Hande Yener yıllar önce efsane bir şarkısında şöyle demişti.


" Dön bana, yapma zorlama
Birini yeniden tanıyıp
Boşuna alışıp sevmeye değmez."



Ergenlikte o derin aşk kırıkları, hızlı iyileşmeleri, birini en ince huyuna kadar tanıyacak enerji sahibi olup bir yandan buna sabredemeyecek kadar da hevesli olduğumuz zamanlarda başka birini sevmek neredeyse nesnenin doğasına aitti. İstediğimizi sevebilirdik, istediğimiz an gidebilirdik. Sevmek  o zamanlar o anın kendisine aitti.
Ama zamanla ' harcanan emek'le, karşıdaki insanın çayını kaç şeker içtiğini bilmekle sınırlı kalmayıp onun belki de en fazla annesinin ya da yatılı okuldaki arkadaşlarının bilebileceği şeyleri öğrendikten sonra gelen ayrılıklarla beraber...O ayrılıklardan sonra insan artık kendini yeniden birini anlatmak istemiyor, birini yeniden tanımak 'boşuna' olmasından korkma hissinden olsa gerek   tanımaya sevmeye çekiniyor.

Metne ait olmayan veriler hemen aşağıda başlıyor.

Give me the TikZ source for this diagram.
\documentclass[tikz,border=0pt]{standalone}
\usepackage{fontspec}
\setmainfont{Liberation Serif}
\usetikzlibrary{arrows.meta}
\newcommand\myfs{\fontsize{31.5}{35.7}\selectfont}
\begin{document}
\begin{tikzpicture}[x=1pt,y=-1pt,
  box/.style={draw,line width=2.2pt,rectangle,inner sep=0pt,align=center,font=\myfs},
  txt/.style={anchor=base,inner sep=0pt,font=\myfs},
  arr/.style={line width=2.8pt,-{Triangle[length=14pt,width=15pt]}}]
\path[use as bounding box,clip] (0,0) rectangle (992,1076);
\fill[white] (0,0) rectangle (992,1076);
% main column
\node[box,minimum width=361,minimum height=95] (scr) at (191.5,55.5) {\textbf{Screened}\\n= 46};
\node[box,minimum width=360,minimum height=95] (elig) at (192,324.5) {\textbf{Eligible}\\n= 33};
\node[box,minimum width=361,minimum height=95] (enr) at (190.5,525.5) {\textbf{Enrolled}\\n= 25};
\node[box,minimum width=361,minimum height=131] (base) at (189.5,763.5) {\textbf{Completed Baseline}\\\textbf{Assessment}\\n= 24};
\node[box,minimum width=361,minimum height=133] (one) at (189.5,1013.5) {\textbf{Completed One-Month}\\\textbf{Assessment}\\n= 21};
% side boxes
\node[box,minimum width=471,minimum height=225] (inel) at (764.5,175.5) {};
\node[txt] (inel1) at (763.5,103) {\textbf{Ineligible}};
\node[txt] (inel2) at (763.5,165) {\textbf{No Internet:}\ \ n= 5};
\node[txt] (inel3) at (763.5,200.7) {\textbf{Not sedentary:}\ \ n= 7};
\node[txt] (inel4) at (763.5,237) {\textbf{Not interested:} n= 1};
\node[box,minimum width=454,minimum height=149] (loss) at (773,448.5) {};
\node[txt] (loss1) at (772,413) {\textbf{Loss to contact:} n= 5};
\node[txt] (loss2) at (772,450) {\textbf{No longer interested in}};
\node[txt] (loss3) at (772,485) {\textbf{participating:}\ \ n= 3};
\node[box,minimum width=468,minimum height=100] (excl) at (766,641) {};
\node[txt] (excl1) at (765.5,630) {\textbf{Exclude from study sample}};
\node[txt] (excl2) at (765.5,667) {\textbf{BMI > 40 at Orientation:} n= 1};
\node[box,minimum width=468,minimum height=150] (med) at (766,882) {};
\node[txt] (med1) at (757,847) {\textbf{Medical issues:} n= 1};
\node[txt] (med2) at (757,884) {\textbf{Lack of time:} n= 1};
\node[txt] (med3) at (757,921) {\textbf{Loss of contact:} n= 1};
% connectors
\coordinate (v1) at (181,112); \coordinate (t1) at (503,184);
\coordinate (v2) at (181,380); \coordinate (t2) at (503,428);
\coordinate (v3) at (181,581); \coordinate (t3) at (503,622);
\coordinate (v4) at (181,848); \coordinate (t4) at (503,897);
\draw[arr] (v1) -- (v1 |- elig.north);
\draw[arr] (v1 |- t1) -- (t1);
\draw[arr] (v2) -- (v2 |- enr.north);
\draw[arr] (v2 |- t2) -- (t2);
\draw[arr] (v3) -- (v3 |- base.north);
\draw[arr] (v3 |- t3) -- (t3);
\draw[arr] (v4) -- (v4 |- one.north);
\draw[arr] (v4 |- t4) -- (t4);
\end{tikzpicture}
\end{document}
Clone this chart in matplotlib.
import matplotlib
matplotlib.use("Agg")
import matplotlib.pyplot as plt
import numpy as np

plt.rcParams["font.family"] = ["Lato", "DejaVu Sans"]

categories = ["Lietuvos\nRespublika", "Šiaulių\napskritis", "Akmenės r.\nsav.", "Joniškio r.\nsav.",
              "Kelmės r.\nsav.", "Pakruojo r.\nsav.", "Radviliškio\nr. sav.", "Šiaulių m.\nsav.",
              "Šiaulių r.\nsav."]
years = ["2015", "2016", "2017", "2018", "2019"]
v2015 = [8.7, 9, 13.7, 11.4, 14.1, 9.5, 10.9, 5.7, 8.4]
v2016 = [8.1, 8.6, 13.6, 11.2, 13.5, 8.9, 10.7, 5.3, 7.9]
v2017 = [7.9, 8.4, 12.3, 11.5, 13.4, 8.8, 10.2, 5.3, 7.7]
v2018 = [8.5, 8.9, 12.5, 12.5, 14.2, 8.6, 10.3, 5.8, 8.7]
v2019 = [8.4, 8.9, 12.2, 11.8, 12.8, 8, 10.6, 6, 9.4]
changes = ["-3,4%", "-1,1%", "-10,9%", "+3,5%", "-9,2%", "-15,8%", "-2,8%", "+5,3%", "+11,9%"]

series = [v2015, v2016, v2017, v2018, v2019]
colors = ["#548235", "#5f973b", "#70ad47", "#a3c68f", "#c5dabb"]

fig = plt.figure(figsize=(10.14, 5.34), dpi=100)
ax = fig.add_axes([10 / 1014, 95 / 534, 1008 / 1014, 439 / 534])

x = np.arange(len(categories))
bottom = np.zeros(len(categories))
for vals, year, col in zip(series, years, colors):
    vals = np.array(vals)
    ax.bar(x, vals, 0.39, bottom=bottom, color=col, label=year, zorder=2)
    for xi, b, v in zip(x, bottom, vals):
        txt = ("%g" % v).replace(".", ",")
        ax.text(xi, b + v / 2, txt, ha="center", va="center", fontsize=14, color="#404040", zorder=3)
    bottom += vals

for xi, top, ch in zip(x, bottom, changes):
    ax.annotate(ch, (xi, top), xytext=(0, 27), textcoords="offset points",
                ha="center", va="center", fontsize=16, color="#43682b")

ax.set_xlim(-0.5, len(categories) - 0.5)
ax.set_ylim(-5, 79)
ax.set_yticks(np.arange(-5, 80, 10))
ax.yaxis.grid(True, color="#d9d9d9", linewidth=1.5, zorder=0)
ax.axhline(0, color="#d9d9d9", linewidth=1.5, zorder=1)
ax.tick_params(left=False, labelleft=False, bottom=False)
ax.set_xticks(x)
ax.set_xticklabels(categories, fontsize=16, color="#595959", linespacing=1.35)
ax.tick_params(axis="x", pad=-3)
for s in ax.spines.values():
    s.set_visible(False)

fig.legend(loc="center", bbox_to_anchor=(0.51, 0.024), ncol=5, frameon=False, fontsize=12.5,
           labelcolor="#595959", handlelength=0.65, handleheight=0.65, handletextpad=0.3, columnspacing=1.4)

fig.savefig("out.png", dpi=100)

Hande Yener'in dediği gibi, o kadar şey paylaştıktan sonra olmadıysa demek ki olmayacak oluyor...
Kalp de sonsuz kırılma ve iyileşme kapasitesine sahip değil ki...



Nihayetinde o geç zamanlarda birinden hoşlanmak belki de başka türlü kıvranmalara yol açabiliyor.
Aramayacağım, sormayacağım, karşılaşmayacağım...
Görünce gerilmek, duyguların anlaşılmasından çekinmek...
Hem ne yaptığını az buçuk merak edip hem de ' ergen ' gözükmemek için aşırı havalı görünmeye çalışmak gibi...

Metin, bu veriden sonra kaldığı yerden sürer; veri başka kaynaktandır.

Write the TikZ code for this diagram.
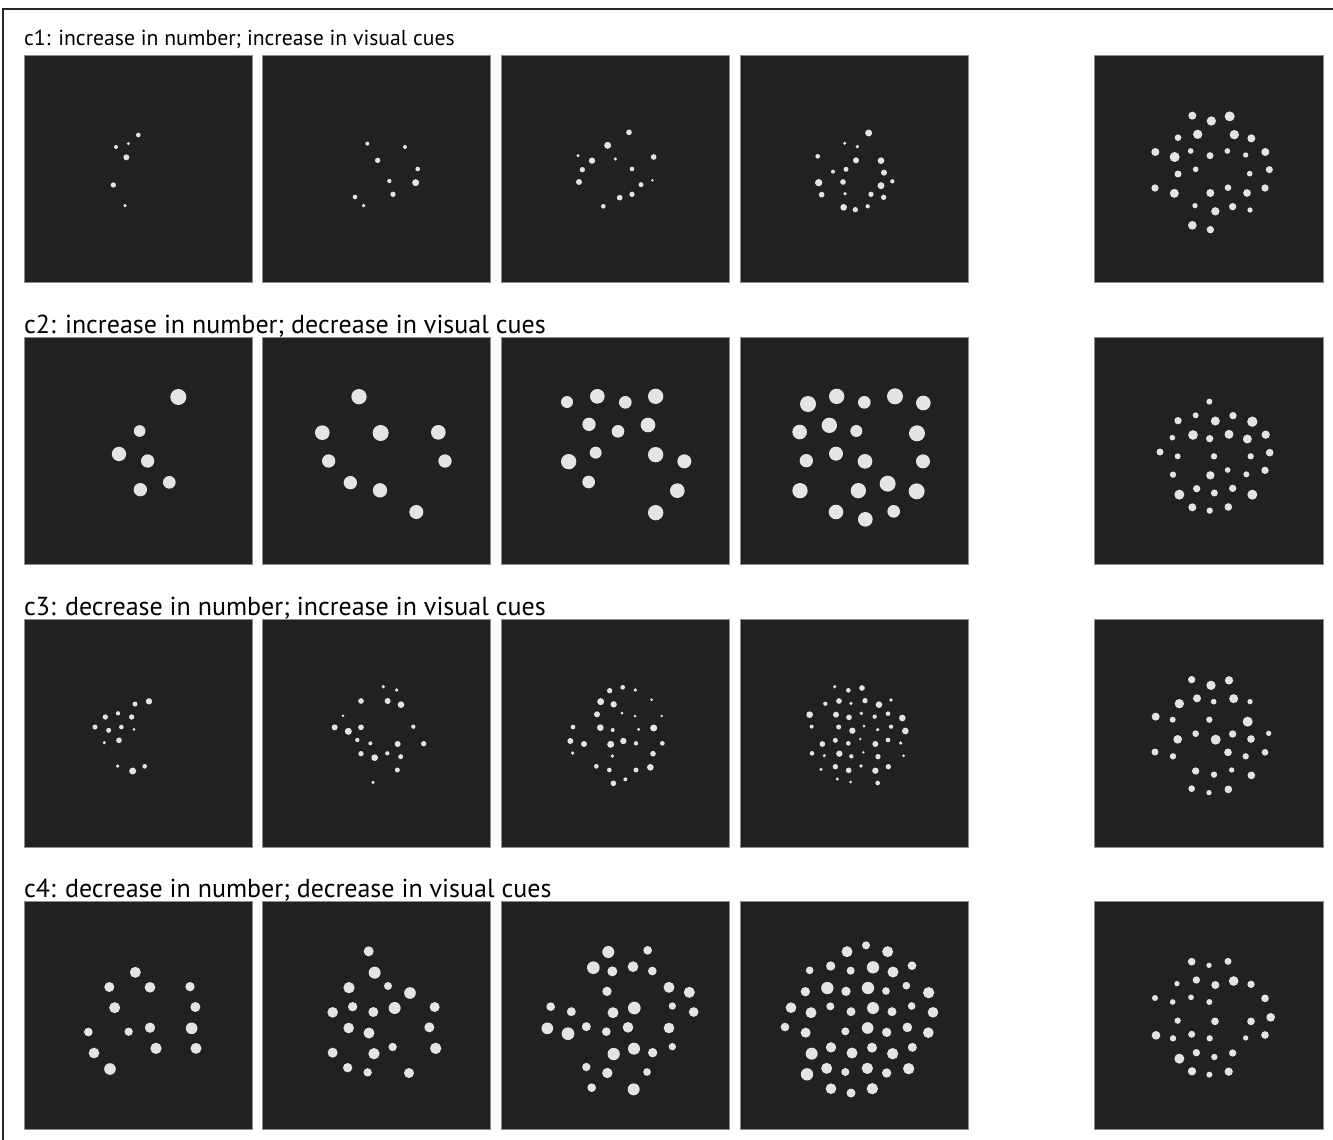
\documentclass[tikz,border=0pt]{standalone}
\usepackage{fontspec}
\setmainfont{PT Sans}
\definecolor{panelbg}{HTML}{212121}
\definecolor{paneledge}{HTML}{8C8C8C}
\definecolor{dotc}{HTML}{E4E4E4}
\newcommand\dotset[3]{\begin{scope}[shift={(#1,#2)},scale=1/3]
\foreach \a/\b/\d in {#3} \fill[dotc] (\a,\b) circle[radius=\d/2];
\end{scope}}
\tikzset{
  panel/.style={fill=panelbg, draw=paneledge, line width=0.8pt},
  lab/.style={anchor=base west, inner sep=0pt, font=\fontsize{26}{30}\selectfont},
  labsmall/.style={anchor=base west, inner sep=0pt, font=\fontsize{21.7}{26}\selectfont},
  frame/.style={line width=2.4pt, black!85}
}
\begin{document}
\begin{tikzpicture}[x=1pt,y=-1pt]
\useasboundingbox (0,0) rectangle (1333,1140);
\fill[white] (0,0) rectangle (1333,1140);
\draw[frame] (3,1141) -- (3,9) -- (1334,9);
% panels
\foreach \yt/\yb in {55/282,337/564.5,619/847,901/1129}{
  \foreach \xl/\xr in {24/252,262.5/490,501/729.5,740/968,1094.5/1323}{
    \draw[panel] (\xl,\yt) rectangle (\xr,\yb);
  }
}
% labels
\node[labsmall] (c1) at (24,46) {c1: increase in number; increase in visual cues};
\node[lab] (c2) at (24,333) {c2: increase in number; decrease in visual cues};
\node[lab] (c3) at (24,615) {c3: decrease in number; increase in visual cues};
\node[lab] (c4) at (24,897) {c4: decrease in number; decrease in visual cues};
% row 1 cols 1-2
\dotset{24}{55}{343/240/14,276/276/12,313/266/10,307/307/18,268/390/16,303/452/11,
1030/266/12,1143/276/12,1061/316/16,1181/342/14,1096/378/13,1175/383/21,1107/418/16,993/426/14,1019/452/11}
% row 1 cols 3-4
\dotset{500}{55}{387/232/17,323/271/21,234/302/10,276/317/19,346/312/10,461/306/17,247/344/16,396/342/14,237/381/18,457/376/8,423/389/15,359/428/17,396/418/16,310/454/14,
1106/234/21,1034/265/10,1072/275/11,953/304/14,1068/316/18,1143/317/20,999/350/12,1038/343/15,1152/353/18,956/383/22,1029/381/17,1177/379/13,1143/392/21,965/419/17,1035/416/11,1113/418/16,1151/427/16,1031/457/20,1066/464/16,1103/454/13}
% row 2 cols 1-2
\dotset{24}{337}{463/180/48,347/282/35,285/351/43,371/372/40,436/436/38,349/458/40,
1005/179/46,895/287/44,1070/288/48,1243/286/44,914/372/40,1263/372/40,979/437/40,1068/460/43,1177/525/42}
% row 2 cols 3-4
\dotset{500}{337}{201/195/36,292/178/44,376/196/38,467/178/46,267/262/40,354/283/38,444/264/44,287/347/36,206/374/46,467/353/46,553/373/42,266/435/38,532/461/44,467/527/46,
924/201/48,1010/178/46,1093/196/38,1185/178/48,1270/198/44,899/285/44,988/265/46,1069/282/36,1251/289/48,919/371/40,1008/350/42,1095/373/44,1269/373/42,900/461/46,1075/461/46,1163/440/48,1250/463/48,1008/525/44,1096/547/44,1181/523/38}
% row 3 cols 1-2
\dotset{24}{619}{375/247/19,333/255/15,282/283/13,244/294/16,323/294/16,213/324/15,254/334/15,292/324/14,330/331/9,241/371/10,285/364/17,281/441/11,326/456/21,362/442/14,
1078/203/11,1118/213/11,1011/246/17,1091/246/18,1131/257/20,957/290/8,932/325/18,973/337/21,1011/325/17,1168/323/13,1000/363/13,1039/373/12,1121/375/18,1199/374/16,1011/404/16,1052/416/20,1090/403/13,1130/413/15,1120/453/15,1047/490/10}
% row 3 cols 3-4
\dotset{500}{619}{329/215/16,368/205/14,406/213/11,455/242/9,302/248/21,341/256/19,291/286/18,366/282/9,405/291/9,485/291/8,219/324/14,301/326/20,338/333/12,416/331/10,461/327/21,211/366/18,252/375/18,332/376/21,370/366/19,408/373/13,487/373/14,218/402/11,337/411/11,459/404/17,289/442/14,328/453/14,408/453/15,451/445/20,340/493/17,376/481/12,
1004/203/11,1045/214/14,1086/207/17,976/254/13,1017/246/17,1053/253/11,1095/245/16,1137/257/20,1173/243/11,929/287/20,1008/287/18,1047/295/17,1084/283/11,1124/293/13,1164/284/14,1207/297/20,935/323/12,1016/324/15,1057/335/19,1092/321/9,1133/332/11,1173/323/13,1216/336/20,967/375/17,1006/364/15,1045/373/14,1081/360/8,1126/375/18,1164/363/14,1202/372/11,936/403/14,973/410/10,1018/404/19,1054/412/13,1090/400/8,1134/413/16,1211/410/9,963/451/10,1006/443/16,1046/454/17,1083/441/11,1126/455/19,1165/443/16,1012/480/10,1052/489/9,1133/492/14}
% row 4 cols 1-2
\dotset{24}{901}{334/214/33,256/258/30,378/259/32,498/257/28,272/320/33,514/318/30,193/393/26,314/392/25,378/380/31,503/382/35,210/456/32,396/442/34,516/442/33,258/504/35,
1034/151/30,1052/215/36,975/260/34,1092/255/24,1158/276/35,926/334/32,986/317/28,1048/333/30,1112/321/36,1232/318/30,974/381/32,1035/396/33,1216/379/30,926/455/30,1050/458/34,1106/438/25,1235/442/34,971/500/28,1031/514/25,1155/516/30}
% row 4 cols 3-4
\dotset{500}{901}{325/153/36,443/148/26,280/200/38,337/211/30,399/197/32,457/210/26,321/271/28,507/259/33,568/274/33,152/317/26,214/332/27,339/335/33,403/321/38,517/315/22,581/333/29,142/382/35,204/398/38,259/377/27,319/392/26,384/379/32,507/381/32,341/459/37,402/443/36,458/455/28,517/437/22,259/498/25,322/516/31,441/513/23,275/560/26,401/565/36,
1041/152/33,1098/133/24,1163/152/33,929/208/23,992/195/28,1052/209/24,1119/199/37,1179/213/33,1236/194/26,916/272/28,982/261/37,1038/271/28,1104/261/37,1158/270/23,1219/254/23,1286/275/34,873/320/32,933/335/33,991/316/24,1053/332/27,1119/321/36,1176/332/27,1235/315/23,1299/334/32,855/378/26,917/395/30,1036/391/24,1103/381/35,1160/394/28,1222/379/29,1285/395/32,935/458/36,993/439/31,1056/456/33,1116/440/30,1178/458/34,1237/439/27,921/520/37,980/502/33,1036/513/24,1102/502/34,1160/516/28,1226/503/34,993/563/32,1053/576/27,1117/563/34}
% column 5 rows 1-2
\dotset{1095}{55}{292/182/24,349/198/28,404/184/30,249/248/20,308/238/28,418/239/28,469/250/24,181/291/24,239/306/30,287/288/17,345/302/21,397/288/17,452/300/16,511/291/24,249/357/21,302/343/17,464/356/17,523/344/21,180/399/22,238/415/27,346/414/24,399/398/20,456/414/23,510/399/22,300/452/16,361/469/25,413/455/22,465/465/16,292/511/26,346/524/22,
343/1040/18,249/1097/22,302/1081/18,361/1098/27,414/1082/22,472/1100/31,232/1148/17,294/1140/29,344/1151/22,402/1138/27,457/1152/27,512/1139/25,195/1191/21,248/1204/18,357/1204/19,467/1204/19,524/1193/23,234/1259/19,346/1261/25,398/1245/17,454/1258/18,510/1246/22,253/1319/30,305/1301/22,358/1314/21,413/1300/22,472/1319/30,292/1357/24,344/1367/19,400/1356/23}
% column 5 rows 3-4
\dotset{1095}{619}{290/182/22,348/199/28,402/184/25,253/254/28,306/238/24,356/248/17,416/239/27,465/248/16,182/293/24,233/302/18,343/302/19,458/308/30,248/361/26,302/344/20,362/362/30,413/345/22,468/360/23,521/343/16,180/399/21,234/412/19,399/400/23,452/412/19,510/400/20,302/456/22,357/467/19,410/453/16,469/469/23,290/509/20,342/521/16,400/511/23,
290/1028/23,342/1039/16,399/1027/21,246/1094/16,304/1083/22,361/1098/24,416/1086/29,468/1096/22,180/1137/18,233/1149/17,288/1135/17,343/1149/18,510/1138/23,248/1205/19,360/1207/23,468/1207/23,527/1195/26,183/1249/26,234/1258/19,290/1246/21,344/1258/19,452/1257/16,510/1248/23,253/1319/30,304/1301/22,358/1314/19,413/1302/22,291/1357/25,343/1367/18,401/1358/25}
\end{tikzpicture}
\end{document}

Bu durumda sürekli bu çocuğu düşünmemek için yapılacak en doğru şey: Eski Sevgiliye Sarmak

Özellikle sizi aldattıysa, ya da bir şekilde canınızı yaktıysa belki sadece kendini kendi vicdanı önünde aklamak için yüzlerde 'neden'lerinize niçinlerinize cevap verecektir. Tabii burada eski sevgiliyi tamamen harcayıp tüketmeyi hedefliyoruz ki sonradan arkadamızdan gurursuz falan da dese, mühim değil. Olur da barışırız gibi bir ihtimal yok burada.

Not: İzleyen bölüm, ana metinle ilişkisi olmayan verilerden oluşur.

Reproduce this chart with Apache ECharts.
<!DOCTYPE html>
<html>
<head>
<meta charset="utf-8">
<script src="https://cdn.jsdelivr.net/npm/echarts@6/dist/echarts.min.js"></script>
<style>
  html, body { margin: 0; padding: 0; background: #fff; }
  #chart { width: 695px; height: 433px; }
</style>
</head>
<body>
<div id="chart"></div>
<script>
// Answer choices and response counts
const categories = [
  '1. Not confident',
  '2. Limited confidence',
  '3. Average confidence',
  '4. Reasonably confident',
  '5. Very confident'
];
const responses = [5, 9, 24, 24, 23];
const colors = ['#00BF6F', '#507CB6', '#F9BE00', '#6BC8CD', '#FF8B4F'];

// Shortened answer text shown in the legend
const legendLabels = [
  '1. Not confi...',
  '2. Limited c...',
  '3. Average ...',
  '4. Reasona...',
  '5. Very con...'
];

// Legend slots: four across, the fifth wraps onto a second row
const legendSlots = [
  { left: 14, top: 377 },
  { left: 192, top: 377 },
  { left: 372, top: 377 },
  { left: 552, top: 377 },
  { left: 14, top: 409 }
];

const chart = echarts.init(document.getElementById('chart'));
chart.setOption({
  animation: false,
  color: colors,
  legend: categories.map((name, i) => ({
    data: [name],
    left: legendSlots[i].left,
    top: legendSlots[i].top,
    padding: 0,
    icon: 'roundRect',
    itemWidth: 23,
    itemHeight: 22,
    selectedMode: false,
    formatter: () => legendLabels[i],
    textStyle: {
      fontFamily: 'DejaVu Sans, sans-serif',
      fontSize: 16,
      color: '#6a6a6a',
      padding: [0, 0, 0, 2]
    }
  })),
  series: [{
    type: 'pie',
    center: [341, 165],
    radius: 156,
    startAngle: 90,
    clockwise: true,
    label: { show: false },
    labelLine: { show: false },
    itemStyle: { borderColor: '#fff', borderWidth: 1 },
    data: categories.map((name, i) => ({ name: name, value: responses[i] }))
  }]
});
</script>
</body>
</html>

Hem o eski sevgililik mertebesi Sonsuza dek kalır.
 Yine Hande Yener'in dediği gibi
'Ayrılık aşkın sessiz kardeşidir.'


Böyle zamanlarda insan eski sevgilisi ile nasıl olsa yeni oğlanı kıyaslayacak, belki de eski sevgiliniz size eskiden olduğundan daha iyi gözüküyordur, öyle durumlarda o adamdan neden ayrıldığınızı hatırlamak da bir fayda var, ya da belki gerçekten o doğru kişiydi de ayrılık kötü bir zaman sonucu olmuştu...

Belki de bir şeyler sinirle olmuştu, sonradan toparlanamadı... Olmazsa nasıl olsa dağılmayacaksınız, çünkü yeni çocuk va o yüzden, Özlem Tekin'in izinden gidebilirsiniz.

" Topladım eşyalarını sinirle
Nolur Almaya Gelme
Bırak izlerin Kalsın Bende.'


Bazen eski sevgili çok uzakta güzeldir, aramak daha zordur.
Ama amacımız yeni çocuğa sarmamak için eski sevgiliye sarmak olduğundan, eski sevgiliyi başkalarından sorup kendimizi Yaşar'ın

' her uzak şey gibi
Öyle yalnız hayal yalnız rayiha ve renk
Şarkı şarkı halinde kal'
şarkısına bırakabiliriz.



Biraz kafamızda bir şeyleri evirip çevirmekten sonra belki son kez birine 'seni seviyorum' demeye hazır hissedebiliriz.  Ya da belki eski sevgili prizmasından geçtikten sonra yeni çocuk size olduğundan daha farklı görünür.